After over a year of hard work and dedication, the Commission released the first-ever NH report on human trafficking on November 10, 2008 entitled, The Hidden Problem of Human Trafficking: Addressing Modern Day Slavery in New Hampshire.  Jennifer Durant, Public Policy Specialist, represented NHCADSV as the Clerk of the Commission and became the primary author of the report. 

Human Trafficking in New Hampshire
New Hampshire was the location of only the second labor trafficking case brought under the federal law.  Timothy Bradley and Kathleen O’Dell both of Litchfield, New Hampshire were convicted of human trafficking in 2003 for withholding promised wages and living conditions and refusing to release passport and legal travel documents of four Jamaican men.

There has also been evidence of sex trafficking in New Hampshire.  In August 2007 a former victim advocate for a domestic violence crisis center received a call from the National Human Trafficking Hotline in New York City.  The victim was a 17-year-old girl who had been kidnapped from her native country five years before at the age of 12.  She had been working for those five years as a sex slave in a house in New Hampshire with five other young women of similar age.  Unfortunately, this young woman fled because she was undocumented and feared getting in trouble with law enforcement.  Her status is currently unknown.

Both these cases are highlighted in detail in the final report of the Trafficking Commission

One of the major recommendations made by the Commission is to include human trafficking in New Hampshire’s Criminal Code in an effort to deter traffickers from committing their crimes in our state.  The Commission has stated that it does not want New Hampshire to be a safe haven for these activities to take place and that modern day slavery is not specifically addressed by current NH law.  They believe that the complexity of this crime should be addressed in a separate statute that defines human trafficking as a separate criminal offense.

Many state legislatures are moving toward establishing the crime of human trafficking in their state criminal codes.  While the federal government passed the Victims of Trafficking and Violence Protection Act (TVPA) in 2000, states are beginning to recognize the need to address this problem locally because it is the local law enforcement, victim advocacy groups, churches, hospitals, and the like who are more likely to identify and work with victims of trafficking. 

In a one-day conference on November 5, 2008 the United States Attorney’s Office, District of NH and the New England Regional Community Policing Institute hosted one of the first organized efforts to bring key stakeholders from various disciplines together.  Victim advocates, law enforcement, prosecutors, and lawmakers had the opportunity to learn about the hidden crime of human trafficking.  Topics included: human trafficking laws, forms of human trafficking, trafficking victim indicators, investigative techniques and strategies, psychological effects on victims, and victim resources.

While New Hampshire is beginning to address the problem of human trafficking, we are at the forefront of a movement and much remains to be done throughout the state.  Not only does human trafficking deserve a place in our Criminal Code with meaningful penalties and victim protections, but is it extremely important to increase awareness and continue training NH’s first-responders and other community and social service providers. 

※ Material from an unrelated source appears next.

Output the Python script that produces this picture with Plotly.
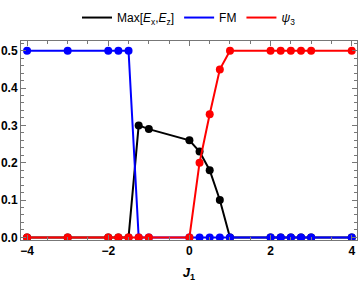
import plotly.graph_objects as go

J1 = [-4, -3, -2, -1.75, -1.5, -1.25, -1, 0, 0.25, 0.5, 0.75, 1, 2, 2.25, 2.5, 2.75, 3, 4]
max_e = [0, 0, 0, 0, 0, 0.30, 0.29, 0.26, 0.23, 0.18, 0.10, 0, 0, 0, 0, 0, 0, 0]
fm = [0.5, 0.5, 0.5, 0.5, 0.5, 0, 0, 0, 0, 0, 0, 0, 0, 0, 0, 0, 0, 0]
psi3 = [0, 0, 0, 0, 0, 0, 0, 0, 0.2, 0.33, 0.45, 0.5, 0.5, 0.5, 0.5, 0.5, 0.5, 0.5]

names = ["Max[<i>E</i><sub>x</sub>,<i>E</i><sub>z</sub>]", "FM", "<i>ψ</i><sub>3</sub>"]
colors = ["#000000", "#0000ff", "#ff0000"]
series = [max_e, fm, psi3]

fig = go.Figure()
for ys, c in zip(series, colors):
    fig.add_trace(go.Scatter(x=J1, y=ys, mode="lines+markers",
                             line=dict(color=c, width=2),
                             marker=dict(color=c, size=8),
                             showlegend=False, hoverinfo="skip"))
for n, c in zip(names, colors):
    fig.add_trace(go.Scatter(x=[None], y=[None], mode="lines", name=n,
                             line=dict(color=c, width=2)))

axis_common = dict(showgrid=False, zeroline=False, showline=True, linecolor="#777777",
                   linewidth=1, mirror="allticks", ticks="inside", ticklen=5,
                   tickcolor="#777777", tickwidth=1, automargin=False,
                   tickfont=dict(family="Liberation Sans, Arial", size=12, color="#000000", weight="bold"))

fig.update_xaxes(range=[-4.15, 4.13], tickmode="array", tickvals=[-4, -2, 0, 2, 4],
                 minor=dict(ticks="inside", ticklen=3, dtick=0.5, tick0=0, tickcolor="#777777", showgrid=False),
                 title=dict(text="<b><i>J</i><sub>1</sub></b>", standoff=12,
                            font=dict(family="Liberation Sans, Arial", size=13, color="#000000")),
                 **axis_common)
fig.update_yaxes(range=[-0.007, 0.526], tickmode="array", tickvals=[0, 0.1, 0.2, 0.3, 0.4, 0.5],
                 ticktext=["0.0", "0.1", "0.2", "0.3", "0.4", "0.5"],
                 minor=dict(ticks="inside", ticklen=3, dtick=0.02, tick0=0, tickcolor="#777777", showgrid=False),
                 **axis_common)

fig.update_layout(width=360, height=282, margin=dict(l=21, r=3, t=32, b=42),
                  plot_bgcolor="white", paper_bgcolor="white",
                  legend=dict(orientation="h", x=0.5, xanchor="center", y=1.045, yanchor="bottom",
                              font=dict(family="Liberation Sans, Arial", size=12, color="#000000"),
                              itemwidth=30, tracegroupgap=0, bgcolor="rgba(0,0,0,0)"),
                  )
fig.write_html("out.html", config={"displayModeBar": False},
               post_script="document.body.style.margin='0';")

The sex trafficking case from 2007 is an example of a missed opportunity to safely support the recovery and ability of trafficked persons to regain control of their lives, while assisting with the prosecution of those profiting from human trafficking.  NHCADSV believes that New Hampshire can avoid such missed opportunities if we work toward effectively intervening to rescue victims and bring offenders to justice. 

The Commission recommends that New Hampshire:

  1. Criminalize human trafficking in New Hampshire by establishing state law that adequately addresses trafficking in persons.
  2. Increase public awareness of human trafficking and outreach by training law enforcement, social service providers, healthcare providers, and other first responders. 
  3. Coordinate existing services and systems to better address victims’ needs and improve service delivery. 
  4. Work with prosecutors and law enforcement officials to develop methodologies for data collection and organization.